= SUPPLIED INFORMATION =
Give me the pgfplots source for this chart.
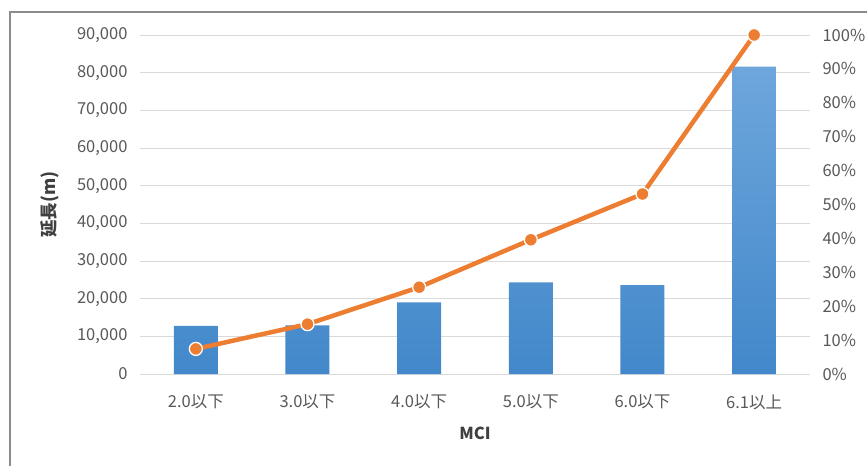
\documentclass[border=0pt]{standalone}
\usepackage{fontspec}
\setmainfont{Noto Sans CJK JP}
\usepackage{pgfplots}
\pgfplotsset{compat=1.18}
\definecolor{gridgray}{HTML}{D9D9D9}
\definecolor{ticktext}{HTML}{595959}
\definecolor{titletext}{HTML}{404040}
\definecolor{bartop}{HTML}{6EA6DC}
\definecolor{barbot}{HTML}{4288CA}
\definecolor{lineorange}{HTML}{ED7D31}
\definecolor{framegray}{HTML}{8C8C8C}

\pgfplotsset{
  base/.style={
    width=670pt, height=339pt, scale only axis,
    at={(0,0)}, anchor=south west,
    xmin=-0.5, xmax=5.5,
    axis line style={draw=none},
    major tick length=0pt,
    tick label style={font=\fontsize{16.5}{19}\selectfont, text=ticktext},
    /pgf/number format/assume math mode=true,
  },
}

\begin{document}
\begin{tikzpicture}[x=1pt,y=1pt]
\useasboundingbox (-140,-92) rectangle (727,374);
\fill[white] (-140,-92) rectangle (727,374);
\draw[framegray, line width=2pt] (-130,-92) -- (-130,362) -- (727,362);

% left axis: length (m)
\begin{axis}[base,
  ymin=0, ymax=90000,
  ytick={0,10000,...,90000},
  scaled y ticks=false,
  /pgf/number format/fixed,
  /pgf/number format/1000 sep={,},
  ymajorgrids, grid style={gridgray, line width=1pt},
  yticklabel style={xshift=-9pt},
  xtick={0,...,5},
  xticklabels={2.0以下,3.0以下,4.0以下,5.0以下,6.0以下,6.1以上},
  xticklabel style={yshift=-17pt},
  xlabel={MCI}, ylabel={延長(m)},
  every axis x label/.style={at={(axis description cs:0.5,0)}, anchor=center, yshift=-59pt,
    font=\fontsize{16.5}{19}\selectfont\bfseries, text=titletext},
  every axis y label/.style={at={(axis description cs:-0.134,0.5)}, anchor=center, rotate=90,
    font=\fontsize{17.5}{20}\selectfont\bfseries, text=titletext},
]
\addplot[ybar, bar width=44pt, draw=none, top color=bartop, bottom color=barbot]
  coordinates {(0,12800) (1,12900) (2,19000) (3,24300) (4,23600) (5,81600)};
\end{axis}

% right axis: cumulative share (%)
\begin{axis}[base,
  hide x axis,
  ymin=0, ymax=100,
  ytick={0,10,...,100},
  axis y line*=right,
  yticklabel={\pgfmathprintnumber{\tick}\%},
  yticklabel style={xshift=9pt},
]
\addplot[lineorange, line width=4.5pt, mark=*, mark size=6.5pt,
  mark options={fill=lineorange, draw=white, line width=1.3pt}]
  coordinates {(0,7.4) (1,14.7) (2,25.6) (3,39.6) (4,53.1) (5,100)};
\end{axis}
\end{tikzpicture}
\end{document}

= THE PROBLEM =
Write out again exactly the lines from the start of the data above through the line containing "(-130,362) -- (727,362);", inclusive, excluding any pictures.

= COMPLETE RESPONSE =
Give me the pgfplots source for this chart.
\documentclass[border=0pt]{standalone}
\usepackage{fontspec}
\setmainfont{Noto Sans CJK JP}
\usepackage{pgfplots}
\pgfplotsset{compat=1.18}
\definecolor{gridgray}{HTML}{D9D9D9}
\definecolor{ticktext}{HTML}{595959}
\definecolor{titletext}{HTML}{404040}
\definecolor{bartop}{HTML}{6EA6DC}
\definecolor{barbot}{HTML}{4288CA}
\definecolor{lineorange}{HTML}{ED7D31}
\definecolor{framegray}{HTML}{8C8C8C}

\pgfplotsset{
  base/.style={
    width=670pt, height=339pt, scale only axis,
    at={(0,0)}, anchor=south west,
    xmin=-0.5, xmax=5.5,
    axis line style={draw=none},
    major tick length=0pt,
    tick label style={font=\fontsize{16.5}{19}\selectfont, text=ticktext},
    /pgf/number format/assume math mode=true,
  },
}

\begin{document}
\begin{tikzpicture}[x=1pt,y=1pt]
\useasboundingbox (-140,-92) rectangle (727,374);
\fill[white] (-140,-92) rectangle (727,374);
\draw[framegray, line width=2pt] (-130,-92) -- (-130,362) -- (727,362);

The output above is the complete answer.